[Begin Exercise input]

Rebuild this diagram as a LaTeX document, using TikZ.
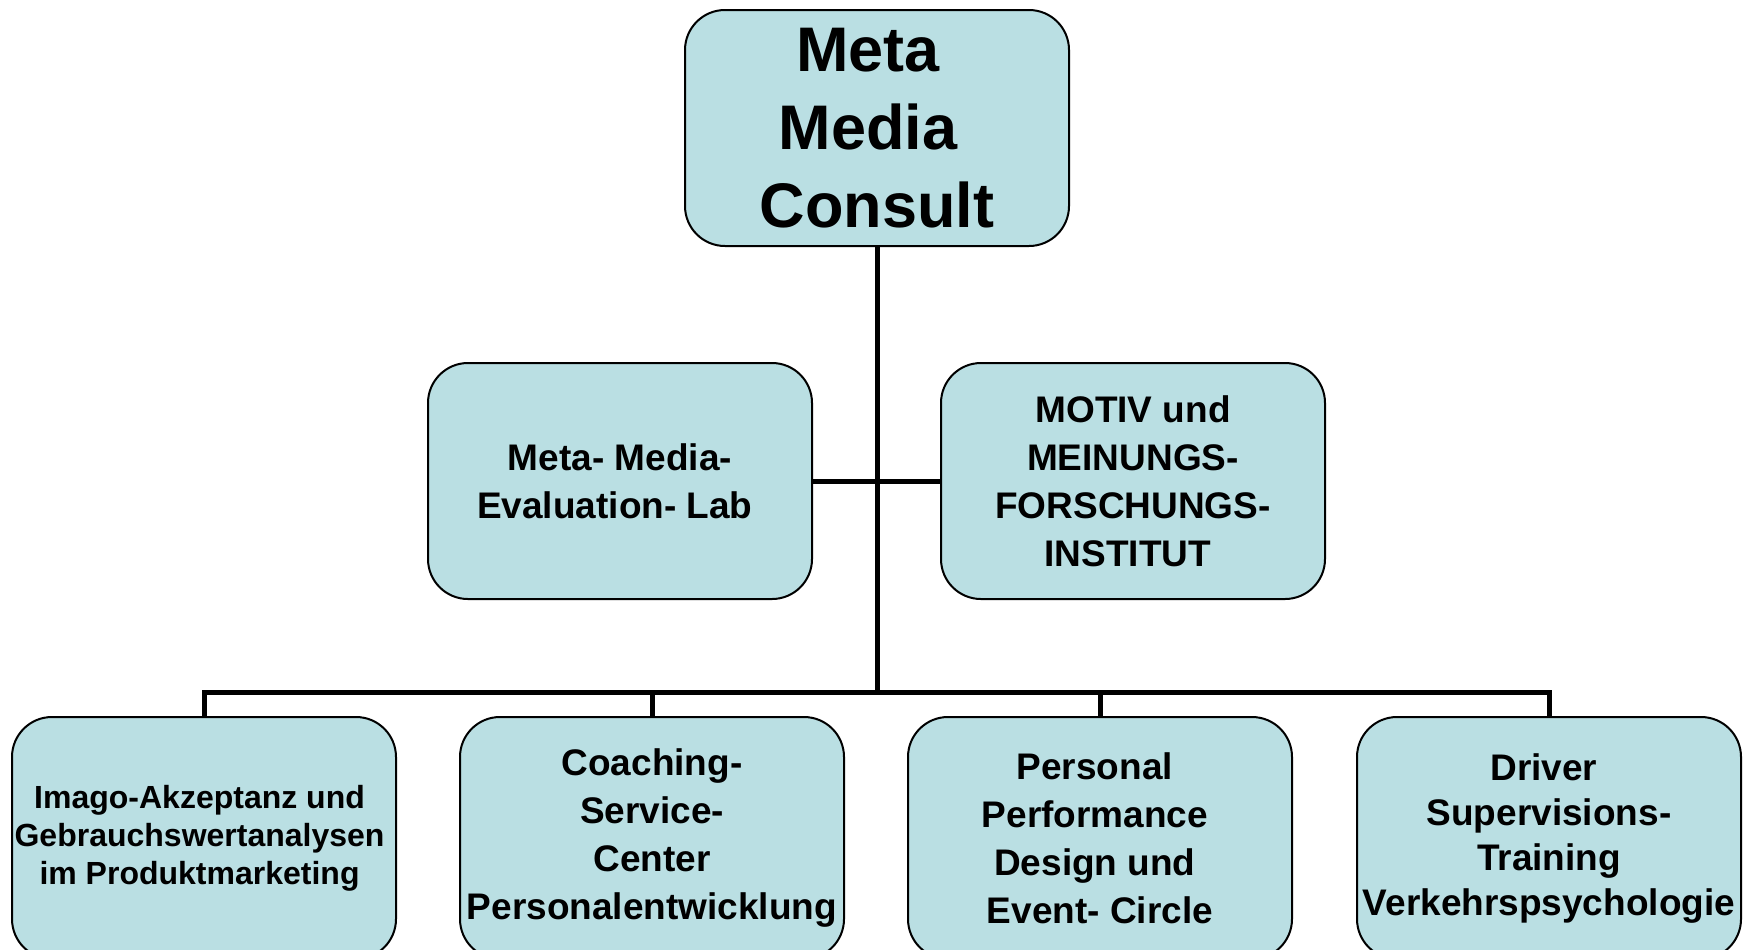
\documentclass[tikz,border=0pt]{standalone}
\usepackage{fontspec}
\setmainfont{Liberation Sans}
\usetikzlibrary{positioning}
\definecolor{boxfill}{RGB}{186,223,227}
\newcommand{\tsp}{\kern0.278em}

\begin{document}
\begin{tikzpicture}[x=0.5pt, y=-0.5pt,
  unit/.style = {draw, line width=1pt, fill=boxfill, rounded corners=20pt, minimum width=192pt, minimum height=118pt, inner sep=0pt, align=center, font=\bfseries\fontsize{18.5}{24}\selectfont},
  lowunit/.style = {unit, minimum height=121pt},
  link/.style = {line width=2.5pt}]
\useasboundingbox (0,0) rectangle (1744,949);
\clip (0,0) rectangle (1744,949);
\node[unit, font=\bfseries\fontsize{31.5}{39}\selectfont] (mmc) at (877,128) {Meta\tsp\\ Media\tsp\\ Consult};
\node[unit] (lab) at (620,481) {Meta- Media-\\ Evaluation- Lab\tsp};
\node[unit] (motiv) at (1133,481) {MOTIV und\\ MEINUNGS-\\ FORSCHUNGS-\\ INSTITUT\tsp};
\node[lowunit, font=\bfseries\fontsize{16}{19}\selectfont] (imago) at (204,838) {Imago-Akzeptanz und\tsp\\ Gebrauchswertanalysen\tsp\\ im Produktmarketing\tsp};
\node[lowunit] (coach) at (652,838) {Coaching-\\ Service-\\ Center\\ Personalentwicklung};
\node[lowunit] (perf) at (1100,838) {Personal\tsp\\ Performance\tsp\\ Design und\tsp\\ Event- Circle};
\node[lowunit, font=\bfseries\fontsize{18.5}{22.5}\selectfont] (driver) at (1549,838) {Driver\tsp\\ Supervisions-\\ Training\\ Verkehrspsychologie};
\coordinate (bus) at (877,692);
\draw[link] (mmc.south) -- (bus);
\draw[link] (lab.east) -- (motiv.west);
\draw[link] (bus) -| (imago.north);
\draw[link] (bus) -| (coach.north);
\draw[link] (bus) -| (perf.north);
\draw[link] (bus) -| (driver.north);
\end{tikzpicture}
\end{document}
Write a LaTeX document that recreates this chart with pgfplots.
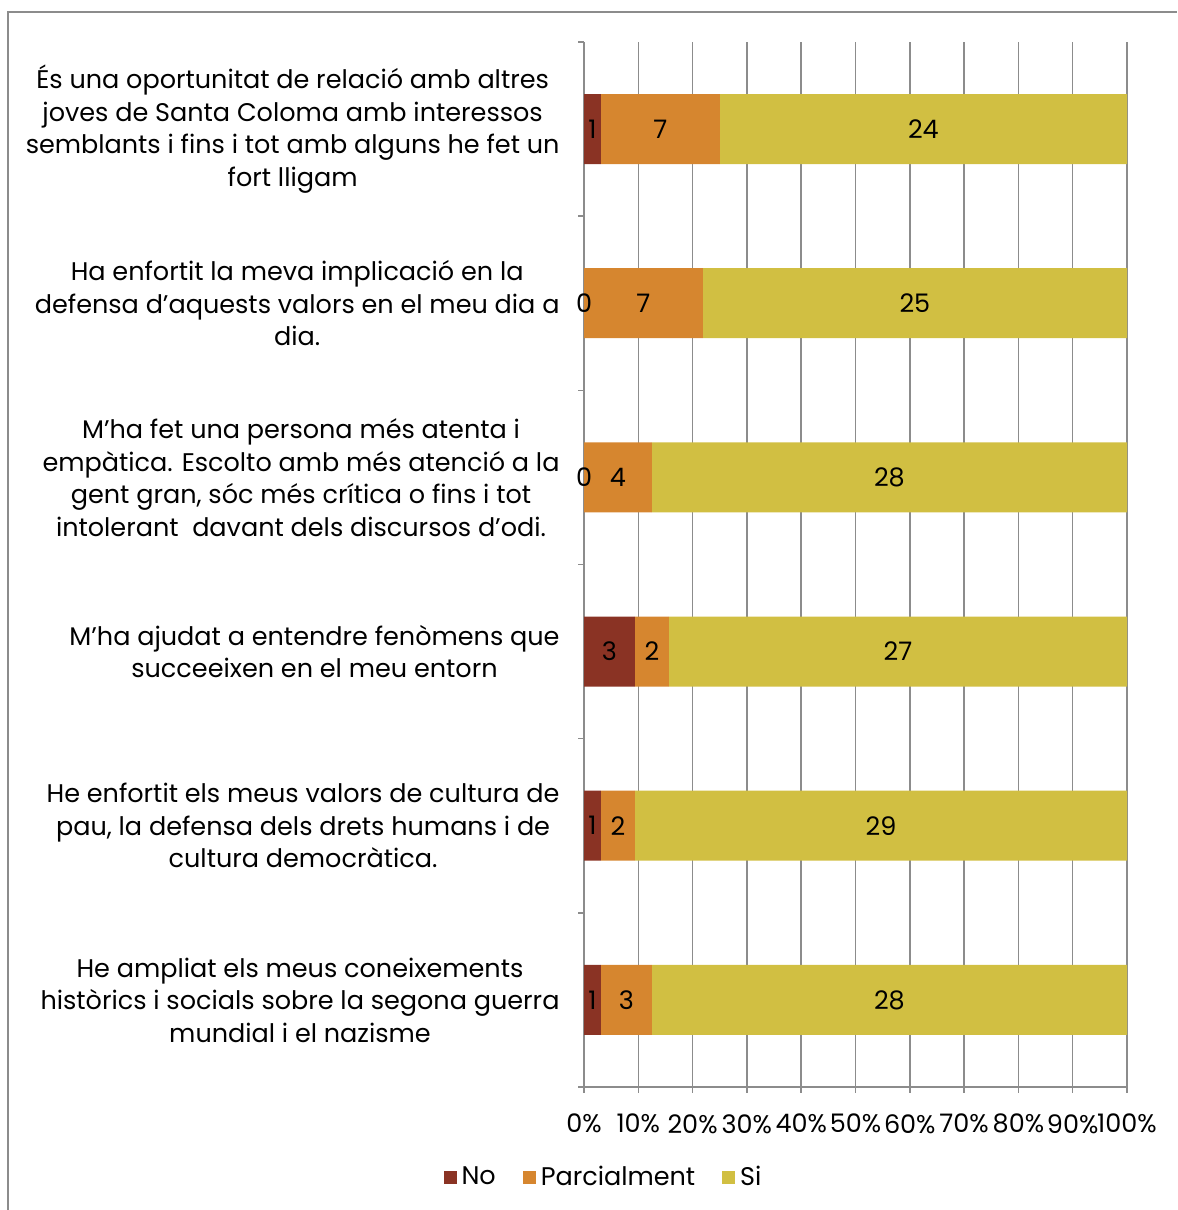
\documentclass[border=0pt]{standalone}
\usepackage{pgfplots}
\pgfplotsset{compat=1.18}
\usepackage{pgfplotstable}
\usepackage{fontspec}
\setmainfont{Poppins}

\definecolor{cNo}{HTML}{8A3324}
\definecolor{cParc}{HTML}{D6862F}
\definecolor{cSi}{HTML}{D1BF42}
\definecolor{cGrid}{HTML}{8C8C8C}

% counts per statement (0 = bottom row)
\pgfplotstableread{
y No Parc Si
0 1 3 28
1 1 2 29
2 3 2 27
3 0 4 28
4 0 7 25
5 1 7 24
}\data

\newcommand{\lbl}{\fontsize{10.2}{13}\selectfont}

\pgfplotsset{
    frame/.style={
        at={(233.6pt,49.2pt)}, anchor=south west,
        scale only axis, width=217.2pt, height=418pt,
        xmin=0, xmax=100, ymin=-0.5, ymax=5.5,
        /pgf/number format/assume math mode=true,
    },
}

\begin{document}
\begin{tikzpicture}
\useasboundingbox (0,0) rectangle (470.8pt,484pt);
\draw[cGrid, line width=0.6pt] (3.2pt,0) -- (3.2pt,479.2pt) -- (470.8pt,479.2pt);
\begin{axis}[
    frame,
    xbar stacked, bar width=28pt,
    axis lines=left,
    axis line style={-, cGrid, line width=0.6pt},
    tick align=outside,
    major tick length=2.4pt, minor tick length=2.4pt,
    tick style={cGrid, line width=0.6pt},
    major y tick style={draw=none},
    xtick={0,10,20,30,40,50,60,70,80,90,100},
    xticklabel={\pgfmathprintnumber{\tick}\%},
    xticklabel style={font=\lbl, inner sep=0pt, yshift=-8.3pt},
    ytick={0,1,2,3,4,5},
    minor ytick={-0.5,0.5,1.5,2.5,3.5,4.5,5.5},
    yticklabels={
        {He ampliat els meus coneixements\\històrics i socials sobre la segona guerra\\mundial i el nazisme},
        {He enfortit els meus valors de cultura de\\pau, la defensa dels drets humans i de\\cultura democràtica.},
        {M’ha ajudat a entendre fenòmens que\\succeeixen en el meu entorn},
        {M’ha fet una persona més atenta i\\empàtica. Escolto amb més atenció a la\\gent gran, sóc més crítica o fins i tot\\intolerant\ \ davant dels discursos d’odi.},
        {Ha enfortit la meva implicació en la\\defensa d’aquests valors en el meu dia a\\dia.},
        {És una oportunitat de relació amb altres\\joves de Santa Coloma amb interessos\\semblants i fins i tot amb alguns he fet un\\fort lligam}
    },
    yticklabel style={font=\lbl, align=center, inner sep=0pt, xshift=-7.2pt},
    xmajorgrids, grid style={cGrid, line width=0.6pt},
    every node near coord/.append style={font=\lbl, text=black, anchor=center},
    legend columns=3,
    legend style={at={(0.0387,-0.087)}, anchor=center, draw=none, font=\lbl,
        /tikz/every even column/.append style={column sep=8.8pt}},
    legend image code/.code={\fill[#1,draw=none] (0pt,-2.6pt) rectangle (5.2pt,2.6pt);},
]
\addplot[fill=cNo, draw=none]
    table[y=y, x expr={100*\thisrow{No}/(\thisrow{No}+\thisrow{Parc}+\thisrow{Si})}] {\data};
\addplot[fill=cParc, draw=none, nodes near coords, point meta={\thisrow{Parc}}]
    table[y=y, x expr={100*\thisrow{Parc}/(\thisrow{No}+\thisrow{Parc}+\thisrow{Si})}] {\data};
\addplot[fill=cSi, draw=none, nodes near coords, point meta={\thisrow{Si}}]
    table[y=y, x expr={100*\thisrow{Si}/(\thisrow{No}+\thisrow{Parc}+\thisrow{Si})}] {\data};
\legend{No, Parcialment, Si}
\end{axis}
% labels of the "No" segments (also the zero ones)
\begin{axis}[frame, hide axis, clip=false]
\addplot[draw=none, mark=none, nodes near coords, point meta={\thisrow{No}},
    every node near coord/.append style={font=\lbl, text=black, anchor=center}]
    table[y=y, x expr={50*\thisrow{No}/(\thisrow{No}+\thisrow{Parc}+\thisrow{Si})}] {\data};
\end{axis}
\end{tikzpicture}
\end{document}
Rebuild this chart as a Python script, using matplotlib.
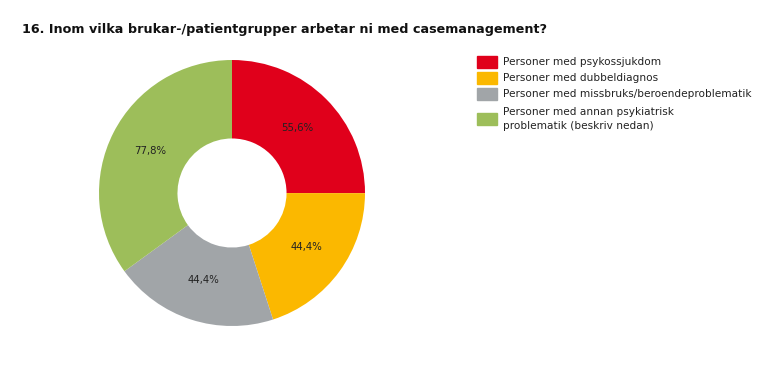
import matplotlib
matplotlib.use("Agg")
import matplotlib.pyplot as plt
from matplotlib.patches import Rectangle
import numpy as np

title = "16. Inom vilka brukar-/patientgrupper arbetar ni med casemanagement?"
categories = ["Personer med psykossjukdom",
              "Personer med dubbeldiagnos",
              "Personer med missbruks/beroendeproblematik",
              "Personer med annan psykiatrisk\nproblematik (beskriv nedan)"]
values = [55.6, 44.4, 44.4, 77.8]
labels = ["55,6%", "44,4%", "44,4%", "77,8%"]
colors = ["#E0001B", "#FBB800", "#A1A5A8", "#9DBE5A"]

W, H = 777, 365
fig = plt.figure(figsize=(W/100, H/100), dpi=100)
fig.patch.set_facecolor("white")

cx, cy, R = 232, 193, 133
ax = fig.add_axes([(cx-R)/W, 1-(cy+R)/H, 2*R/W, 2*R/H])
wedges, _ = ax.pie(values, colors=colors, startangle=90, counterclock=False,
                   radius=1.0, wedgeprops=dict(width=0.59, linewidth=0))
tot = sum(values)
ang = 90
for v, lab in zip(values, labels):
    a = ang - v/tot*360/2
    ang -= v/tot*360
    r = 0.69
    ax.text(r*np.cos(np.radians(a)), r*np.sin(np.radians(a)), lab,
            ha="center", va="center", fontsize=7.3, color="#222222")
ax.set_xlim(-1, 1); ax.set_ylim(-1, 1)
ax.set_aspect("equal")
ax.axis("off")

fig.text(22/W, 1-30/H, title, fontsize=9.2, fontweight="bold",
         ha="left", va="center", color="#111111")

rows_y = [62, 78, 94, 119]
for y, c, lab in zip(rows_y, colors, categories):
    fig.patches.append(Rectangle((477/W, 1-(y+6)/H), 20/W, 12/H,
                                 transform=fig.transFigure, color=c))
    fig.text(503/W, 1-y/H, lab, fontsize=7.6, ha="left", va="center",
             color="#222222", linespacing=1.45)

fig.savefig("out.png", dpi=100, facecolor="white")
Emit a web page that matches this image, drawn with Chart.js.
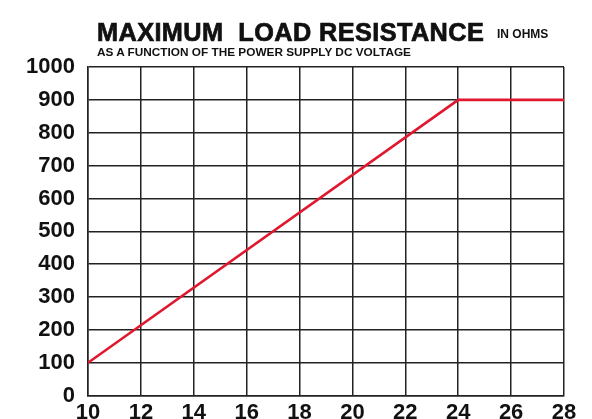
<!DOCTYPE html>
<html>
<head>
<meta charset="utf-8">
<script src="https://cdn.jsdelivr.net/npm/chart.js@4.4.1/dist/chart.umd.min.js"></script>
<style>
  html, body { margin: 0; padding: 0; background: #fff; overflow: hidden; }
  #wrap { position: relative; width: 592px; height: 419px; overflow: hidden; }
  #chartCarga { position: absolute; left: 0; top: 0; }
  .txt { position: absolute; font-family: "Liberation Sans", Arial, sans-serif; font-weight: bold; color: #111; white-space: nowrap; }
  #titulo { left: 97px; top: 18px; font-size: 25.3px; letter-spacing: 0.4px; -webkit-text-stroke: 0.7px #111; }
  #unidad { left: 497px; top: 27px; font-size: 12px; }
  #subtitulo { left: 97px; top: 45px; font-size: 11.8px; }
</style>
</head>
<body>
<div id="wrap">
  <canvas id="chartCarga" width="592" height="440"></canvas>
  <div class="txt" id="titulo">MAXIMUM&nbsp;&nbsp;LOAD RESISTANCE</div>
  <div class="txt" id="unidad">IN OHMS</div>
  <div class="txt" id="subtitulo">AS A FUNCTION OF THE POWER SUPPLY DC VOLTAGE</div>
</div>
<script>
// Datos
const voltajes = [10, 24, 28];
const resistencias = [100, 900, 900];
const ticksX = [10, 12, 14, 16, 18, 20, 22, 24, 26, 28];
const ticksY = [0, 100, 200, 300, 400, 500, 600, 700, 800, 900, 1000];

const colorGrid = '#222';
const colorLinea = '#e0182f';
const fuenteEjes = { family: '"Liberation Sans", Arial, sans-serif', weight: 'bold', size: 22 };

function inicializarChart() {
    const ctx = document.getElementById('chartCarga');
    new Chart(ctx, {
        type: 'line',
        data: {
            datasets: [{
                data: voltajes.map((v, i) => ({ x: v, y: resistencias[i] })),
                borderColor: colorLinea,
                borderWidth: 2.6,
                pointRadius: 0,
                tension: 0,
                fill: false
            }]
        },
        options: {
            responsive: false,
            animation: false,
            layout: { padding: { top: 67, right: 28, bottom: 10, left: 10 } },
            plugins: { legend: { display: false }, tooltip: { enabled: false } },
            scales: {
                x: {
                    type: 'linear',
                    min: ticksX[0],
                    max: ticksX[ticksX.length - 1],
                    afterBuildTicks: (s) => { s.ticks = ticksX.map(v => ({ value: v })); },
                    ticks: { color: '#111', font: fuenteEjes, padding: 4, maxRotation: 0,
                             callback: (v) => String(v) },
                    grid: { color: colorGrid, lineWidth: 1.5, drawTicks: false },
                    border: { color: colorGrid, width: 1.5 }
                },
                y: {
                    min: ticksY[0],
                    max: ticksY[ticksY.length - 1],
                    afterBuildTicks: (s) => { s.ticks = ticksY.map(v => ({ value: v })); },
                    afterFit: (s) => { s.width = 78; },
                    ticks: { color: '#111', font: fuenteEjes, padding: 13,
                             callback: (v) => String(v) },
                    grid: { color: colorGrid, lineWidth: 1.5, drawTicks: false },
                    border: { color: colorGrid, width: 1.5 }
                }
            }
        }
    });
}

inicializarChart();
</script>
</body>
</html>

[End Exercise input]

# Required work
State the number of lines in these entries that include the string "with". Provide nothing beyond that number.

# Written response
2